I am trying to work with beats, logstash, elasticsearch and kafka and it appears that logstash file output could be dropping messages.
I started with a simple filebeat to logstash to work on my filtering. The logstash was just outputing to a file and I noticed that the file created by filebeat would have the expected number of messages while the file created by logstash could have fewer messages. I would test by concatenating a know test file to the file being watched by filebeat. I was working with a filter and thought it might be something I was doing but I was not seeing anything in the logstash error file and grok parsing errors would still output the message.
I figured I would move on and build out my test environment and eventually fix the dropped message problem. The new test went from filebeat to logstash to kafka to logstash. As before filebeat and both logstashes logged to a file as well as outputing to logstash and kafka. Again messages were being dropped but I found a case that made me think the issue was with the file output. I found instances where a message was in the filebeat file and the logstash file that read from kafka but not in the logstash file that loaded kafka. How can a message be in the kafka output but not the input when I cleared the files and restarted filebeat and both logstashes before each test?
Can file output have a threading or some other issue? I did not change any of the threading parameters in either logstash. Is the issue that I am using cat and filebeat gets all my messages at the same time.
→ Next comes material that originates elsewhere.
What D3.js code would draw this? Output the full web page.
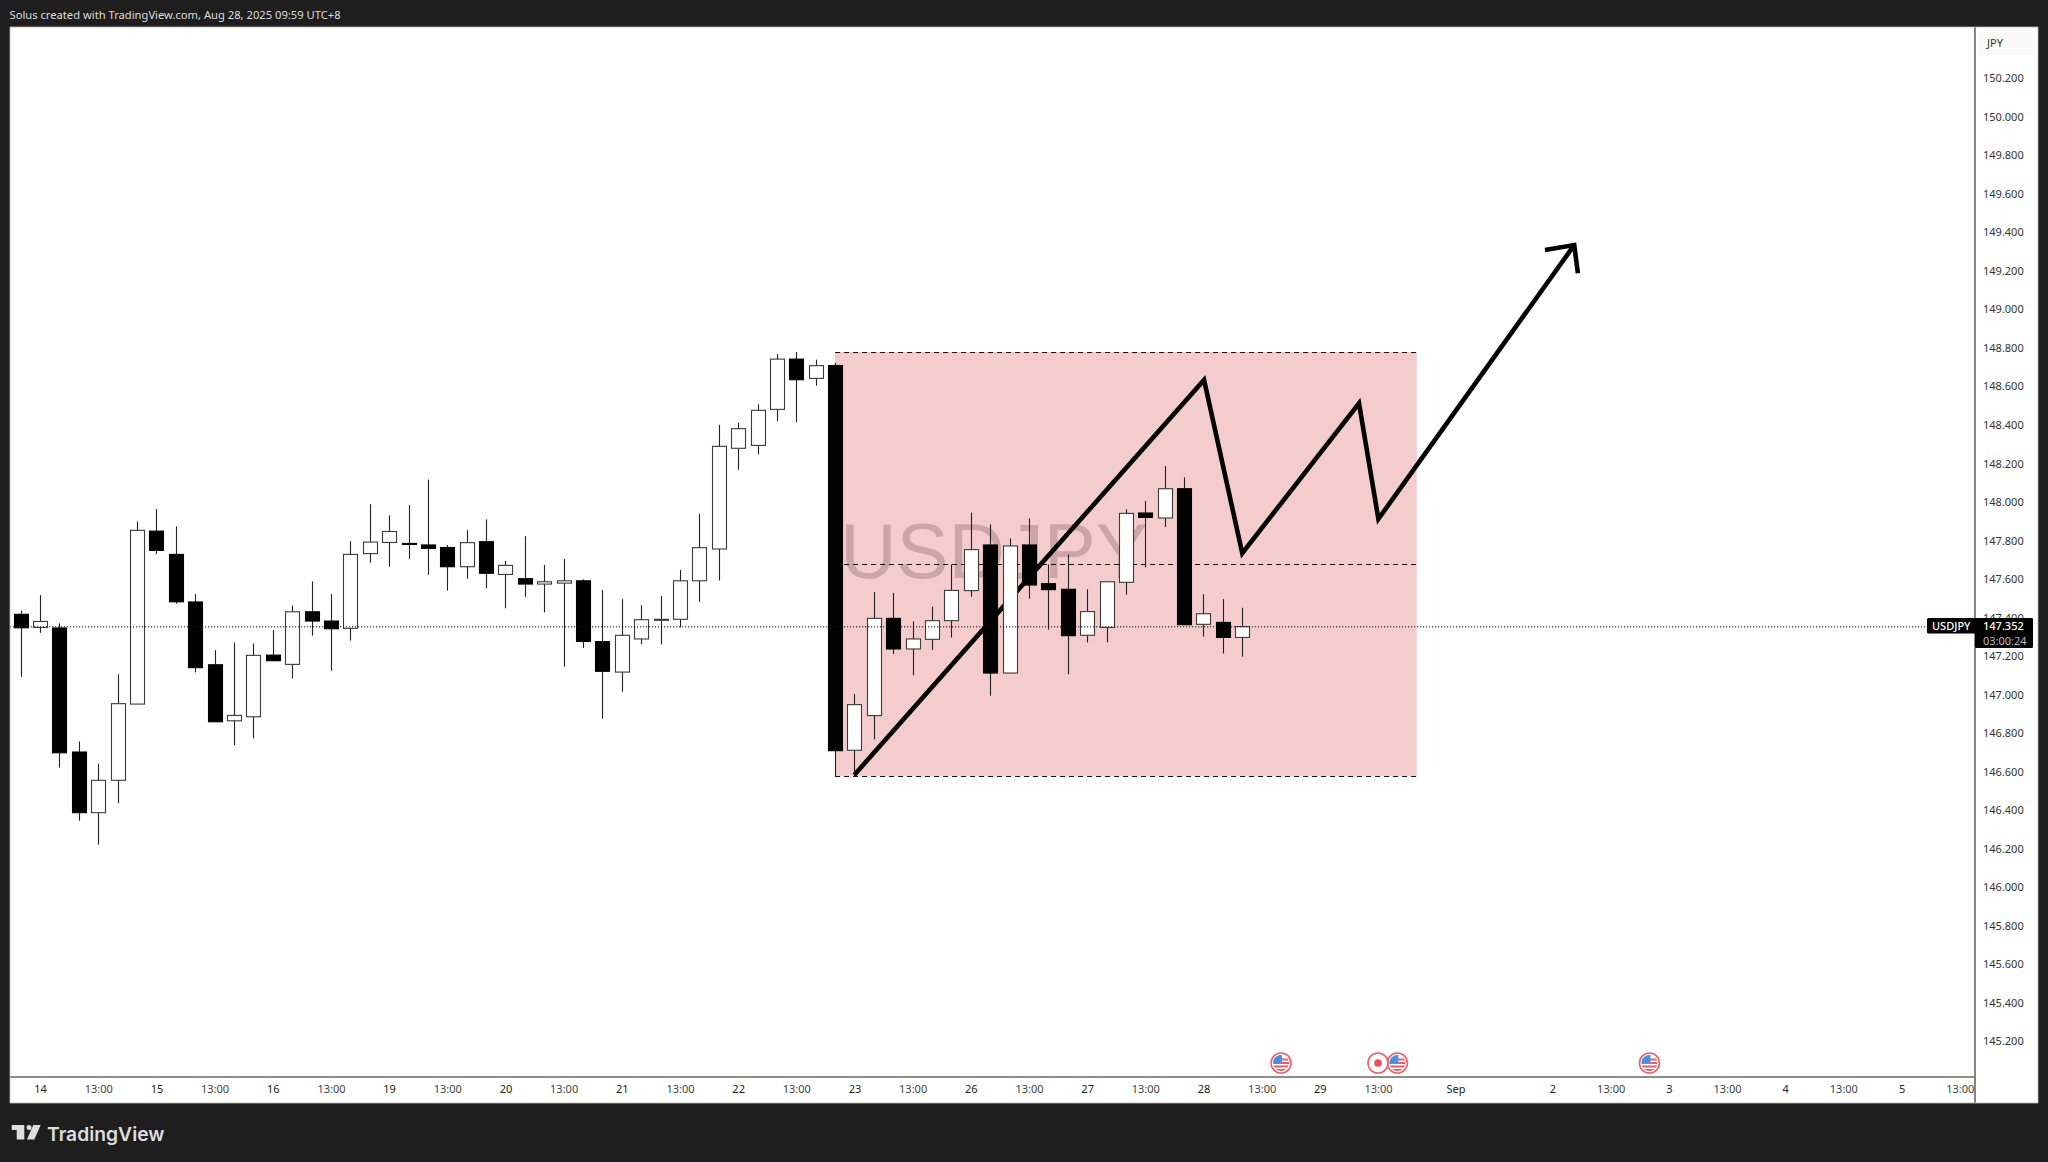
<!DOCTYPE html>
<html lang="en">
<head>
<meta charset="UTF-8">
<title>USDJPY</title>
<script src="https://d3js.org/d3.v7.min.js"></script>
<style>
    html, body { margin: 0; padding: 0; background: #1e1e1e; overflow: hidden; }
    svg { display: block; font-family: "Noto Sans", sans-serif; }
</style>
</head>
<body>
<div id="chart"></div>
<script>
// 4h candles, left to right
const highs = [147.436,147.517,147.370,146.757,146.641,147.105,147.899,147.963,147.873,147.522,147.231,147.271,147.266,147.335,147.462,147.588,147.522,147.797,147.989,147.931,147.984,148.117,
    147.777,147.854,147.910,147.694,147.823,147.673,147.704,147.598,147.543,147.496,147.465,147.512,147.647,147.939,148.401,148.412,148.507,148.768,148.779,148.739,148.723,
    147.003,147.533,147.528,147.380,147.457,147.676,147.945,147.884,147.811,147.915,147.676,147.728,147.547,147.586,147.962,148.005,148.187,148.128,147.521,147.496,147.451];
const lows = [147.093,147.321,146.622,146.345,146.221,146.437,146.951,147.730,147.472,147.115,146.859,146.738,146.773,147.176,147.084,147.306,147.124,147.280,147.685,147.664,147.704,147.622,
    147.540,147.602,147.552,147.448,147.508,147.427,147.145,147.242,146.875,147.015,147.261,147.261,147.349,147.482,147.593,148.168,148.247,148.419,148.414,148.604,146.577,
    146.577,146.768,147.211,147.100,147.232,147.296,147.508,146.994,147.112,147.498,147.337,147.105,147.271,147.271,147.519,147.661,147.870,147.363,147.301,147.213,147.197];
const opens = [147.417,147.349,147.346,146.702,146.387,146.555,146.951,147.849,147.728,147.481,147.155,146.864,146.885,147.205,147.157,147.430,147.382,147.344,147.732,147.790,147.785,147.777,
    147.764,147.664,147.794,147.624,147.602,147.574,147.579,147.591,147.275,147.117,147.289,147.387,147.391,147.591,147.756,148.279,148.294,148.481,148.742,148.642,148.709,
    146.711,146.891,147.396,147.237,147.287,147.384,147.540,147.777,147.112,147.777,147.576,147.547,147.308,147.349,147.583,147.943,147.917,148.069,147.365,147.375,147.297];
const closes = [147.347,147.380,146.698,146.387,146.555,146.953,147.853,147.749,147.482,147.140,146.859,146.892,147.204,147.176,147.430,147.382,147.342,147.728,147.792,147.847,147.780,147.759,
    147.664,147.789,147.630,147.671,147.574,147.586,147.591,147.276,147.121,147.308,147.389,147.391,147.591,147.763,148.289,148.381,148.476,148.742,148.635,148.708,146.709,
    146.948,147.396,147.237,147.289,147.384,147.541,147.753,147.112,147.772,147.569,147.545,147.306,147.431,147.586,147.941,147.920,148.069,147.363,147.420,147.297,147.353];

const priceTicks = [150.2,150,149.8,149.6,149.4,149.2,149,148.8,148.6,148.4,148.2,148,147.8,147.6,147.4,147.2,147,146.8,146.6,146.4,146.2,146,145.8,145.6,145.4,145.2];
const timeBars = [1,4,7,10,13,16,19,22,25,28,31,34,37,40,43,46,49,52,55,58,61,64,67,70,74,79,82,85,88,91,94,97,100];
const timeLabels = ["14","13:00","15","13:00","16","13:00","19","13:00","20","13:00","21","13:00","22","13:00","23","13:00","26","13:00","27","13:00","28","13:00","29","13:00","Sep","2","13:00","3","13:00","4","13:00","5","13:00"];

const lastPrice = 147.352;
const flagEvents = [65, 71, 84];
const dotEvents = [70];

// drawings: range box and projected path, in bar index / price
const boxStart = 42, boxEnd = 72;
const boxTop = 148.779, boxMid = 147.677, boxBottom = 146.576;
const pathBars = [42.99, 61.03, 63, 69.02, 70.02, 80.12];
const pathPrices = [146.583, 148.634, 147.734, 148.513, 147.912, 149.334];
const arrowBars = [78.61, 80.12, 80.31];
const arrowPrices = [149.309, 149.334, 149.188];

const W = 2048, H = 1162;
const left = 10, right = 2038, top_ = 27, bottom = 1103, axisX = 1975, axisY = 1077;

const x = d3.scaleLinear().domain([0, 100]).range([20.7, 1959.7]);
const y = d3.scaleLinear().domain([150.2, 145.2]).range([78.3, 1041.3]);

const svg = d3.select("#chart").append("svg")
    .attr("width", W)
    .attr("height", H);

svg.append("rect").attr("width", W).attr("height", H).attr("fill", "#1e1e1e");
svg.append("text")
    .attr("x", 9.5).attr("y", 18.5)
    .attr("fill", "#dcdcdc").attr("font-size", 11.2)
    .text("Solus created with TradingView.com, Aug 28, 2025 09:59 UTC+8");

svg.append("rect")
    .attr("x", left).attr("y", top_)
    .attr("width", right - left).attr("height", bottom - top_)
    .attr("fill", "#fff");

// range box
svg.append("rect")
    .attr("x", x(boxStart)).attr("y", y(boxTop))
    .attr("width", x(boxEnd) - x(boxStart)).attr("height", y(boxBottom) - y(boxTop))
    .attr("fill", "#f4cccc");

svg.append("text")
    .attr("x", 994).attr("y", 578)
    .attr("text-anchor", "middle")
    .attr("font-family", "Liberation Sans")
    .attr("font-size", 78)
    .attr("fill", "#cca5a7")
    .text("USDJPY");

svg.selectAll(".box-line")
    .data([boxTop, boxMid, boxBottom])
    .join("line")
    .attr("class", "box-line")
    .attr("x1", x(boxStart)).attr("x2", x(boxEnd))
    .attr("y1", d => Math.round(y(d)) + 0.5).attr("y2", d => Math.round(y(d)) + 0.5)
    .attr("stroke", "#111").attr("stroke-width", 1.2)
    .attr("stroke-dasharray", "5 4");

const line = d3.line().x(d => x(d[0])).y(d => y(d[1]));
svg.append("path")
    .attr("d", line(d3.zip(pathBars, pathPrices)))
    .attr("fill", "none").attr("stroke", "#000").attr("stroke-width", 4.6)
    .attr("stroke-linejoin", "miter");
svg.append("path")
    .attr("d", line(d3.zip(arrowBars, arrowPrices)))
    .attr("fill", "none").attr("stroke", "#000").attr("stroke-width", 4.6)
    .attr("stroke-linejoin", "miter");

// candles
const bars = d3.range(opens.length);
const cx = i => Math.round(x(i));
svg.selectAll(".wick")
    .data(bars)
    .join("line")
    .attr("class", "wick")
    .attr("x1", i => cx(i) + 0.5).attr("x2", i => cx(i) + 0.5)
    .attr("y1", i => y(highs[i])).attr("y2", i => y(lows[i]))
    .attr("stroke", "#222").attr("stroke-width", 1.1);

svg.selectAll(".body")
    .data(bars)
    .join("rect")
    .attr("class", "body")
    .attr("x", i => cx(i) - 6.5)
    .attr("width", 14)
    .attr("y", i => y(Math.max(opens[i], closes[i])))
    .attr("height", i => Math.max(Math.abs(opens[i] - closes[i]) * (y(0) - y(1)), 1))
    .attr("fill", i => closes[i] >= opens[i] ? "#fff" : "#000")
    .attr("stroke", i => closes[i] >= opens[i] ? "#3a3a3a" : "#000")
    .attr("stroke-width", 1.1);

// last price line
svg.append("line")
    .attr("x1", left).attr("x2", 1927)
    .attr("y1", y(lastPrice)).attr("y2", y(lastPrice))
    .attr("stroke", "#111").attr("stroke-width", 1)
    .attr("stroke-dasharray", "1.2 1.8");

// event markers
const defs = svg.append("defs");
defs.append("clipPath").attr("id", "flagClip")
    .append("circle").attr("r", 8);

const flag = svg.selectAll(".flag")
    .data(flagEvents)
    .join("g")
    .attr("class", "flag")
    .attr("transform", d => `translate(${x(d)},1063)`);
flag.append("circle").attr("r", 10).attr("fill", "#fff").attr("stroke", "#e8606c").attr("stroke-width", 1.6);
const inner = flag.append("g").attr("clip-path", "url(#flagClip)");
[-4.5, -1, 2.5, 6].forEach(s => {
    inner.append("rect").attr("x", -9).attr("y", s).attr("width", 18).attr("height", 2).attr("fill", "#ee5c66");
});
inner.append("rect").attr("x", -9).attr("y", -9).attr("width", 10).attr("height", 9).attr("fill", "#4a8fe0");

const dot = svg.selectAll(".dot-event")
    .data(dotEvents)
    .join("g")
    .attr("class", "dot-event")
    .attr("transform", d => `translate(${x(d)},1063)`);
dot.append("circle").attr("r", 10).attr("fill", "#fff").attr("stroke", "#e8606c").attr("stroke-width", 1.6);
dot.append("circle").attr("r", 3.8).attr("fill", "#ee4c5a");

// axes
const priceAxis = d3.axisRight(y)
    .tickValues(priceTicks)
    .tickFormat(d3.format(".3f"))
    .tickSize(0)
    .tickPadding(8);
const gPrice = svg.append("g").attr("transform", `translate(${axisX},0)`).call(priceAxis);
gPrice.select(".domain").remove();
gPrice.selectAll("text").attr("font-family", "Noto Sans").attr("font-size", 11).attr("fill", "#333");

const timeAxis = d3.axisBottom(x)
    .tickValues(timeBars)
    .tickFormat((d, i) => timeLabels[i])
    .tickSize(0)
    .tickPadding(8);
const gTime = svg.append("g").attr("transform", `translate(0,${axisY})`).call(timeAxis);
gTime.select(".domain").remove();
gTime.selectAll("text").attr("font-family", "Noto Sans").attr("font-size", 11)
    .attr("fill", (d, i) => timeLabels[i] === "13:00" ? "#444" : "#222");

svg.append("line").attr("x1", left).attr("x2", axisX).attr("y1", axisY).attr("y2", axisY)
    .attr("stroke", "#666").attr("stroke-width", 1.6);
svg.append("line").attr("x1", axisX).attr("x2", axisX).attr("y1", top_).attr("y2", bottom)
    .attr("stroke", "#666").attr("stroke-width", 1.6);
svg.append("rect").attr("x", left).attr("y", top_).attr("width", right - left).attr("height", bottom - top_)
    .attr("fill", "none").attr("stroke", "#bbb").attr("stroke-width", 0.8);

// currency box on the price scale
svg.append("rect").attr("x", 1978).attr("y", 30).attr("width", 56).attr("height", 25).attr("rx", 2)
    .attr("fill", "#fafafa");
svg.append("text").attr("x", 1987).attr("y", 47).attr("font-size", 11).attr("fill", "#333").text("JPY");

// last price tag
const tag = svg.append("g");
tag.append("rect").attr("x", 1927).attr("y", 618).attr("width", 106).attr("height", 15.5).attr("rx", 1.5).attr("fill", "#000");
tag.append("rect").attr("x", 1975).attr("y", 618).attr("width", 58).attr("height", 30).attr("rx", 1.5).attr("fill", "#000");
tag.append("text").attr("x", 1932).attr("y", 630).attr("font-size", 11).attr("font-weight", 500).attr("fill", "#fff").text("USDJPY");
tag.append("text").attr("x", 1983).attr("y", 630).attr("font-size", 11).attr("font-weight", 500).attr("fill", "#fff").text(d3.format(".3f")(lastPrice));
tag.append("text").attr("x", 1983).attr("y", 645).attr("font-size", 11).attr("fill", "#bbb").text("03:00:24");

// footer logo
const logo = svg.append("g").attr("transform", "translate(0,1040)").attr("fill", "#dedede");
logo.append("path").attr("d", "M11.7 85h12.6v5h-12.6z M16.7 90h7.6v9.5h-7.6z");
logo.append("circle").attr("cx", 29).attr("cy", 87.5).attr("r", 2.5);
logo.append("path").attr("d", "M33.3 85h7.4l-6.4 14.5h-7.4z");
svg.append("text")
    .attr("x", 47).attr("y", 1140.5)
    .attr("font-family", "Inter")
    .attr("font-size", 19.3).attr("font-weight", 600)
    .attr("fill", "#dedede")
    .text("TradingView");
</script>
</body>
</html>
My testfile is only 85 lines and filebeat is finding 22 messages. 2 of the messages are multi-line.
Here is the logstash configuration that listens to beats and load kafka.
input {
beats {
port => 5044
}
}
output {
file {
path => "/var/log/logstash/beats-test-%{+e}.log"
codec => rubydebug
}
kafka {
topic_id => "logstash"
bootstrap_servers => "server01:9092,server02:9092"
}
}
Here is the input and output of the logstash configuration that reads from kafka.
input {
kafka {
group_id => "logstash-kafka"
topic_id => "logstash"
zk_connect => "server01:2181,server02:2181"
}
}
filter {
# Filter using grok, ruby, kv, mutate, match, geoip, useragent, prune, ...
}
output {
file {
path => "/var/log/logstash/kafka-test-%{+e}.log"
codec => rubydebug
}
if "_grokparsefailure" in [tags] {
file {
path => "/var/log/logstash/logstash-kafka-grok-failure-%{+YYYY-MM-dd}.log"
codec => rubydebug
}
} else {
# Output to elasticsearch
}
}
Wes.